_What to produce_.
Omit every picture, and retype the lines that run from the beginning of the data below through the line containing "-116, -148]", inclusive.

_Data_.
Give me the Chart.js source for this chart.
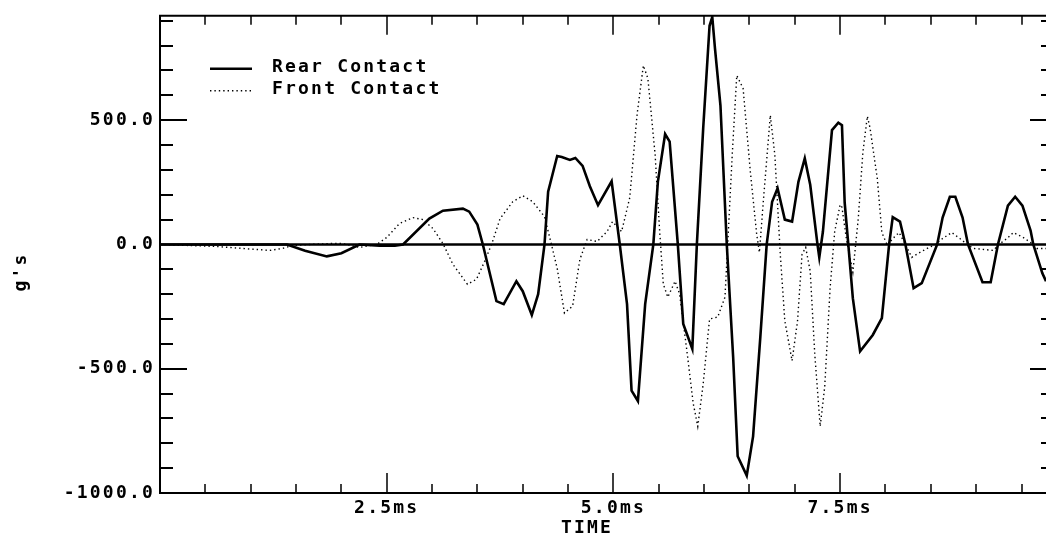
<!DOCTYPE html>
<html>
<head>
<meta charset="utf-8">
<script src="https://cdn.jsdelivr.net/npm/chart.js@4"></script>
<style>
  html, body { margin: 0; padding: 0; background: #fff; }
  canvas { display: block; }
</style>
</head>
<body>
<canvas id="chart" width="1046" height="541"></canvas>
<script>
// values (time in ms, acceleration in g's)
const rearTime = [0, 1.40, 1.60, 1.84, 2.00, 2.20, 2.42, 2.59, 2.68, 2.97, 3.12, 3.34, 3.41, 3.50, 3.56,
  3.71, 3.79, 3.93, 4.00, 4.10, 4.17, 4.24, 4.28, 4.38, 4.43, 4.52, 4.58, 4.66, 4.74, 4.83, 4.98,
  5.07, 5.15, 5.20, 5.27, 5.35, 5.44, 5.49, 5.57, 5.62, 5.71, 5.77, 5.87, 5.92, 5.99, 6.06, 6.09,
  6.12, 6.18, 6.25, 6.32, 6.37, 6.47, 6.54, 6.62, 6.69, 6.75, 6.81, 6.89, 6.97, 7.04, 7.11, 7.17,
  7.25, 7.27, 7.31, 7.41, 7.48, 7.52, 7.55, 7.59, 7.64, 7.72, 7.86, 7.96, 8.04, 8.08, 8.16, 8.22,
  8.31, 8.40, 8.57, 8.63, 8.71, 8.77, 8.85, 8.91, 9.07, 9.16, 9.24, 9.35, 9.43, 9.51, 9.60, 9.63,
  9.73, 9.77]
const rearG = [0, 0, -25, -48, -35, 0, -5, -5, 0, 104, 136, 144, 132, 80, 0,
  -228, -240, -148, -188, -284, -200, 0, 212, 356, 352, 340, 348, 316, 234, 158, 254,
  0, -240, -588, -630, -240, 0, 252, 444, 414, 0, -320, -420, 0, 468, 880, 915,
  788, 560, 0, -452, -852, -930, -772, -372, 0, 172, 226, 100, 92, 252, 346, 240,
  0, -52, 52, 460, 490, 480, 168, 0, -216, -430, -364, -296, 0, 110, 92, 0,
  -176, -156, 0, 108, 192, 192, 108, 0, -152, -152, 0, 156, 192, 156, 56, 0,
  -116, -148]

const frontTime = [0, 0.62, 0.91, 1.21, 1.35, 1.46, 1.65, 1.90, 2.01, 2.20, 2.39, 2.50, 2.64, 2.79, 2.90,
  3.01, 3.12, 3.23, 3.39, 3.49, 3.58, 3.66, 3.75, 3.89, 4.00, 4.11, 4.24, 4.30, 4.38, 4.46, 4.55,
  4.63, 4.71, 4.82, 4.93, 4.99, 5.09, 5.18, 5.26, 5.33, 5.38, 5.46, 5.51, 5.55, 5.60, 5.68, 5.73,
  5.81, 5.88, 5.93, 5.99, 6.06, 6.15, 6.23, 6.26, 6.31, 6.36, 6.43, 6.51, 6.58, 6.61, 6.65, 6.73,
  6.78, 6.84, 6.89, 6.97, 7.03, 7.08, 7.12, 7.17, 7.22, 7.28, 7.33, 7.39, 7.44, 7.50, 7.52, 7.57,
  7.64, 7.70, 7.75, 7.80, 7.83, 7.91, 7.96, 8.02, 8.08, 8.15, 8.22, 8.29, 8.36, 8.46, 8.55, 8.63,
  8.73, 8.82, 8.90, 8.97, 9.19, 9.25, 9.34, 9.41, 9.52, 9.60, 9.67, 9.77]
const frontG = [0, -8, -16, -24, -16, -4, 0, 4, 4, -12, 0, 28, 84, 108, 100,
  64, 4, -80, -160, -140, -68, 4, 104, 172, 196, 172, 112, 24, -96, -276, -248,
  -60, 20, 12, 52, 92, 52, 188, 520, 720, 668, 360, 52, -160, -212, -148, -200,
  -428, -640, -732, -560, -300, -292, -212, 0, 360, 680, 628, 292, 40, -32, 160, 520,
  360, -40, -308, -468, -308, -40, -12, -108, -440, -732, -572, -172, 52, 160, 150, 20,
  -112, 104, 368, 516, 468, 264, 48, -4, 24, 48, 0, -52, -36, -16, 0, 24,
  48, 24, 0, -16, -24, 0, 24, 48, 28, 8, -16, -16]

const seriesNames = ['Rear Contact', 'Front Contact']
const xTickValues = [2.5, 5.0, 7.5]
const yTickValues = [-1000, -500, 0, 500]
const xMinorStep = 0.5
const yMinorStep = 100

const FONT = "'DejaVu Sans Mono', 'Liberation Mono', monospace"
const SPACING = '2.2px'

function toPoints(xs, ys) {
  return xs.map((x, i) => ({x: x, y: ys[i]}))
}

// tick marks, frame and zero line, drawn from the scales
const framePlugin = {
  id: 'frame',
  beforeDraw(chart) {
    chart.ctx.letterSpacing = SPACING
  },
  afterDatasetsDraw(chart) {
    const ctx = chart.ctx
    const a = chart.chartArea
    const xs = chart.scales.x
    const ys = chart.scales.y
    ctx.save()
    ctx.strokeStyle = '#000'
    ctx.lineCap = 'butt'

    // zero line
    const y0 = ys.getPixelForValue(0)
    ctx.lineWidth = 2.5
    ctx.beginPath()
    ctx.moveTo(a.left, y0)
    ctx.lineTo(a.right, y0)
    ctx.stroke()

    // frame
    ctx.lineWidth = 2
    ctx.beginPath()
    ctx.moveTo(a.right, a.top)
    ctx.lineTo(a.left, a.top)
    ctx.lineTo(a.left, a.bottom)
    ctx.lineTo(a.right, a.bottom)
    ctx.stroke()

    // x ticks (top and bottom, pointing inward)
    ctx.lineWidth = 1.5
    for (let v = xMinorStep; v < xs.max; v += xMinorStep) {
      const px = Math.round(xs.getPixelForValue(v))
      const major = xTickValues.some(t => Math.abs(t - v) < 1e-6)
      ctx.beginPath()
      ctx.moveTo(px, a.top)
      ctx.lineTo(px, a.top + (major ? 19 : 9))
      ctx.moveTo(px, a.bottom)
      ctx.lineTo(px, a.bottom - (major ? 20 : 9))
      ctx.stroke()
    }

    // y ticks (left and right)
    ctx.lineWidth = 2
    for (let v = ys.min + yMinorStep; v < ys.max; v += yMinorStep) {
      if (Math.abs(v) < 1e-6) continue
      const py = Math.round(ys.getPixelForValue(v))
      const major = yTickValues.some(t => Math.abs(t - v) < 1e-6)
      ctx.beginPath()
      ctx.moveTo(a.left, py)
      ctx.lineTo(a.left + (major ? 27 : 13), py)
      ctx.moveTo(a.right, py)
      ctx.lineTo(a.right - (major ? 16 : 5), py)
      ctx.stroke()
    }
    ctx.restore()
  },
  afterDraw(chart) {
    const ctx = chart.ctx
    const a = chart.chartArea
    ctx.save()
    ctx.fillStyle = '#000'
    ctx.font = 'bold 18px ' + FONT
    ctx.letterSpacing = SPACING
    ctx.textBaseline = 'middle'

    // legend inside the plot
    chart.data.datasets.forEach((ds, i) => {
      const y = a.top + 52 + i * 22
      ctx.save()
      ctx.strokeStyle = ds.borderColor
      ctx.lineWidth = ds.borderWidth
      ctx.setLineDash(ds.borderDash || [])
      ctx.beginPath()
      ctx.moveTo(a.left + 50, y + 1)
      ctx.lineTo(a.left + 92, y + 1)
      ctx.stroke()
      ctx.restore()
      ctx.textAlign = 'left'
      ctx.fillText(ds.label, a.left + 112, y)
    })

    // axis titles
    ctx.textAlign = 'center'
    ctx.fillText('TIME', 587, 528)
    ctx.save()
    ctx.translate(21, 272)
    ctx.rotate(-Math.PI / 2)
    ctx.fillText("g's", 0, 0)
    ctx.restore()
    ctx.restore()
  }
}

const ctx = document.getElementById('chart').getContext('2d')
new Chart(ctx, {
  type: 'line',
  data: {
    datasets: [{
      label: seriesNames[0],
      data: toPoints(rearTime, rearG),
      borderColor: '#000',
      borderWidth: 2.6,
      pointRadius: 0,
      tension: 0
    }, {
      label: seriesNames[1],
      data: toPoints(frontTime, frontG),
      borderColor: '#000',
      borderWidth: 1.4,
      borderDash: [1.4, 3],
      pointRadius: 0,
      tension: 0
    }]
  },
  options: {
    responsive: false,
    animation: false,
    devicePixelRatio: 1,
    layout: {padding: {top: 12, right: 0, left: 0, bottom: 0}},
    plugins: {
      legend: {display: false},
      tooltip: {enabled: false}
    },
    scales: {
      x: {
        type: 'linear',
        min: 0,
        max: 9.77,
        grid: {display: false, drawTicks: false},
        border: {display: false},
        afterBuildTicks: (scale) => { scale.ticks = xTickValues.map(v => ({value: v})) },
        afterFit: (scale) => { scale.height = 48 },
        ticks: {
          color: '#000',
          padding: 5,
          maxRotation: 0,
          font: {family: FONT, weight: 'bold', size: 18},
          callback: (v) => Number(v).toFixed(1) + 'ms'
        }
      },
      y: {
        min: -1000,
        max: 920,
        grid: {display: false, drawTicks: false},
        border: {display: false},
        afterBuildTicks: (scale) => { scale.ticks = yTickValues.map(v => ({value: v})) },
        afterFit: (scale) => { scale.width = 160 },
        ticks: {
          color: '#000',
          padding: 5,
          font: {family: FONT, weight: 'bold', size: 18},
          callback: (v) => Number(v).toFixed(1)
        }
      }
    }
  },
  plugins: [framePlugin]
})
</script>
</body>
</html>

_Solved problem_.
Give me the Chart.js source for this chart.
<!DOCTYPE html>
<html>
<head>
<meta charset="utf-8">
<script src="https://cdn.jsdelivr.net/npm/chart.js@4"></script>
<style>
  html, body { margin: 0; padding: 0; background: #fff; }
  canvas { display: block; }
</style>
</head>
<body>
<canvas id="chart" width="1046" height="541"></canvas>
<script>
// values (time in ms, acceleration in g's)
const rearTime = [0, 1.40, 1.60, 1.84, 2.00, 2.20, 2.42, 2.59, 2.68, 2.97, 3.12, 3.34, 3.41, 3.50, 3.56,
  3.71, 3.79, 3.93, 4.00, 4.10, 4.17, 4.24, 4.28, 4.38, 4.43, 4.52, 4.58, 4.66, 4.74, 4.83, 4.98,
  5.07, 5.15, 5.20, 5.27, 5.35, 5.44, 5.49, 5.57, 5.62, 5.71, 5.77, 5.87, 5.92, 5.99, 6.06, 6.09,
  6.12, 6.18, 6.25, 6.32, 6.37, 6.47, 6.54, 6.62, 6.69, 6.75, 6.81, 6.89, 6.97, 7.04, 7.11, 7.17,
  7.25, 7.27, 7.31, 7.41, 7.48, 7.52, 7.55, 7.59, 7.64, 7.72, 7.86, 7.96, 8.04, 8.08, 8.16, 8.22,
  8.31, 8.40, 8.57, 8.63, 8.71, 8.77, 8.85, 8.91, 9.07, 9.16, 9.24, 9.35, 9.43, 9.51, 9.60, 9.63,
  9.73, 9.77]
const rearG = [0, 0, -25, -48, -35, 0, -5, -5, 0, 104, 136, 144, 132, 80, 0,
  -228, -240, -148, -188, -284, -200, 0, 212, 356, 352, 340, 348, 316, 234, 158, 254,
  0, -240, -588, -630, -240, 0, 252, 444, 414, 0, -320, -420, 0, 468, 880, 915,
  788, 560, 0, -452, -852, -930, -772, -372, 0, 172, 226, 100, 92, 252, 346, 240,
  0, -52, 52, 460, 490, 480, 168, 0, -216, -430, -364, -296, 0, 110, 92, 0,
  -176, -156, 0, 108, 192, 192, 108, 0, -152, -152, 0, 156, 192, 156, 56, 0,
  -116, -148]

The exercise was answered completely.